Sounds simple, but it was something Green Bay has really struggled to do on both sides of the ball in recent seasons. While I remain cautious and well aware that the grass is not always greener on the other side, I expect the Packers offense to return to some of the basic concepts (quick inside slants, screen passes, and others) that once made it so highly successful in the early Rodgers years. With Aaron Jones, Jamaal Williams, and Dexter Williams in the fold, the Packers should have plenty of ground weapons at LaFleur’s disposal to use the running game to set up the pass and create big-play opportunities. Returning to the basics also means helping Rodgers get back to a comfort zone in getting the ball out sooner and trusting his early progressions. That might be easier said than done, but doing so would go a long way in fixing some of the mid-game stalls the unit has gone through over the past two seasons.

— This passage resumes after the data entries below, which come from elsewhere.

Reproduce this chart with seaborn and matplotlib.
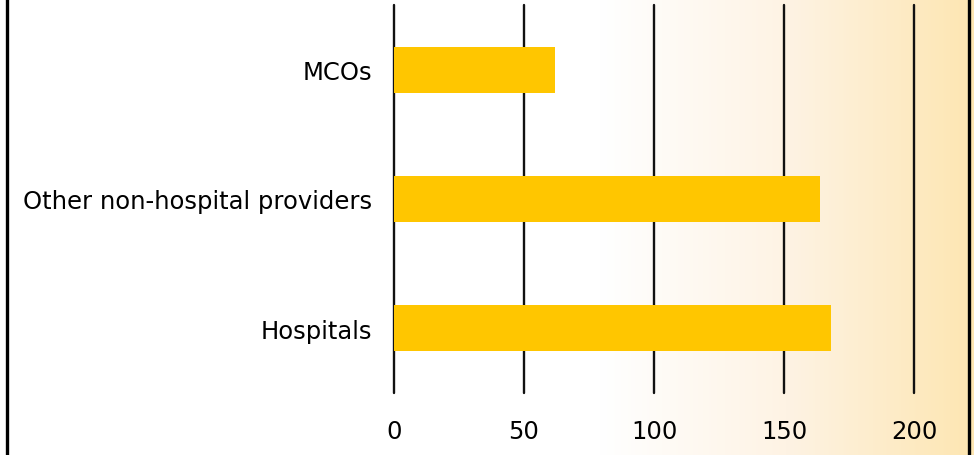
import numpy as np
import pandas as pd
import matplotlib
matplotlib.use("Agg")
import matplotlib.pyplot as plt
import seaborn as sns
from matplotlib.colors import LinearSegmentedColormap

categories = ["MCOs", "Other non-hospital providers", "Hospitals"]
values = [62, 164, 168]
xticks = [0, 50, 100, 150, 200]

sns.set_theme(style="white")
plt.rcParams['font.family'] = ['DejaVu Sans']

W, H = 974, 456
fig = plt.figure(figsize=(W / 100, H / 100), dpi=100)

# background gradient
bg = fig.add_axes([0, 0, 1, 1], zorder=0)
xs = np.linspace(0, 1, 600)
start = 600 / W
t = np.clip((xs - start) / (1 - start), 0, 1)
grad = np.tile(t, (2, 1))
cmap = LinearSegmentedColormap.from_list("g", ["#FFFFFF", "#FEF3E4", "#FDE6B2"])
bg.imshow(grad, aspect="auto", cmap=cmap, extent=[0, 1, 0, 1], vmin=0, vmax=1)
bg.set_xlim(0, 1)
bg.set_ylim(0, 1)
bg.axis("off")

left, right, top, bottom = 394, 967, 6, 394
ax = fig.add_axes([left / W, 1 - bottom / H, (right - left) / W, (bottom - top) / H], zorder=1)
ax.patch.set_alpha(0)

df = pd.DataFrame({"category": categories, "value": values})
sns.barplot(data=df, x="value", y="category", orient="h", color="#FFC600",
            saturation=1, width=0.356, ax=ax, zorder=3, linewidth=0, edgecolor="none")

xmax = (right - left) / 2.6
ax.set_xlim(0, xmax)
ax.set_ylim(2.5, -0.5)
ax.set_xticks(xticks)
ax.set_xticklabels([str(v) for v in xticks])
for v in xticks:
    ax.axvline(v, color="#111111", lw=1.7, zorder=2, clip_on=False)
for s in ax.spines.values():
    s.set_visible(False)
ax.set_xlabel("")
ax.set_ylabel("")
ax.tick_params(axis="x", length=0, pad=19, labelsize=17.5, colors="#000000")
ax.tick_params(axis="y", length=0, pad=16, labelsize=17.5, colors="#000000")
ax.grid(False)

# side borders
fig.add_artist(plt.Line2D([6.5 / W, 6.5 / W], [0, 1], color="black", lw=2.4, transform=fig.transFigure, zorder=5))
fig.add_artist(plt.Line2D([968.5 / W, 968.5 / W], [0, 1], color="black", lw=2.4, transform=fig.transFigure, zorder=5))

fig.savefig("out.png", dpi=100)
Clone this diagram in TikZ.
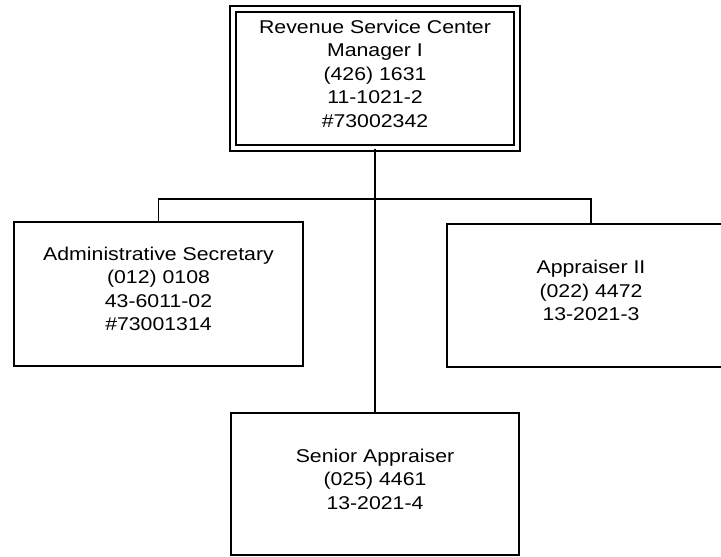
\documentclass[tikz,border=0pt]{standalone}
\usepackage{fontspec}
\setmainfont[FakeStretch=1.15]{Liberation Sans}
\begin{document}
\begin{tikzpicture}[x=1pt,y=-1pt,
  box/.style={draw=black, line width=1.2pt, fill=white, inner sep=0pt,
    align=center, font=\fontsize{18.5}{23.5}\selectfont},
  link/.style={draw=black, line width=1.2pt}]
  \useasboundingbox (0,0) rectangle (721,557);
  \clip (0,0) rectangle (721,557);
  % managing position with double border
  \node[box, double, double distance=4.8pt, minimum width=284pt, minimum height=139pt]
    (mgr) at (375,78.5) {Revenue Service Center\\Manager I\\(426) 1631\\11-1021-2\\\#73002342\rule[-10pt]{0pt}{1pt}};
  \node[box, minimum width=289pt, minimum height=144pt]
    (sec) at (158.5,294) {Administrative Secretary\\(012) 0108\\43-6011-02\\\#73001314\rule[-10pt]{0pt}{1pt}};
  \node[box, minimum width=288pt, minimum height=143pt]
    (app) at (591,295.5) {Appraiser II\\(022) 4472\\13-2021-3\rule[-10pt]{0pt}{1pt}};
  \node[box, minimum width=288pt, minimum height=142pt]
    (sen) at (375,484) {Senior Appraiser\\(025) 4461\\13-2021-4\rule[-10pt]{0pt}{1pt}};
  \coordinate (hub) at (375,199);
  % reporting lines
  \draw[link] (mgr.south) -- (sen.north);
  \draw[link] (sec.north) |- (hub) -| (app.north);
\end{tikzpicture}
\end{document}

Whether it is college football or professional football, it can be difficult and sometimes unrealistic to have very high expectations in year one of a coaching change. However, the Packers under LaFleur could do well, especially with an influx of talent in the offseason, in focusing on a more simplistic style of offense and being adaptable to the tools of that talent.

Evan “Tex” Western - A more creative and visually interesting offense

Though I’m usually more of a numbers guy, I’m going qualitative rather than quantitative with this question. For years, we have seen Mike McCarthy roll out the slant/flat concept as practically the only route concept to scheme players open in the passing game. Beyond that, it has been “beat your coverage one-on-one.”

Matt LaFleur’s history suggests that his offense will be the antithesis of that. Instead of the static formations that McCarthy tended to use, I expect to see the Packers using motion, play-action, leak routes, and stacked receivers, among other ideas, as ways to get players open. That hopefully will be more effective, and for fans it should make for a more interesting-looking offense on the field when the Packers have the football.

Jon Meerdink - Playoffs

If football is a results-oriented business, I think the only way I can fairly set my expectations for Matt LaFleur is by setting the bar for where I think the team needs to end up. The Packers need to be in the playoffs. The last time we saw a Packers playoff game, Matt Ryan was slicing and dicing the secondary (RIP Ladarius Gunter and friends). It’s not a good memory, but it was still the playoffs. And had things gone differently, who knows? The Packers may have been in the Super Bowl. Sure, there may have been just a five percent chance, but that’s five percent higher than their chances have been of making a run in the playoffs the last two years.

LaFleur needs to get the Packers back to the level where they at least have a theoretical shot at making the Super Bowl. To get to the Super Bowl, you need to be in the playoffs. That’s what LaFleur needs to do. That’s what I think the expectation should be.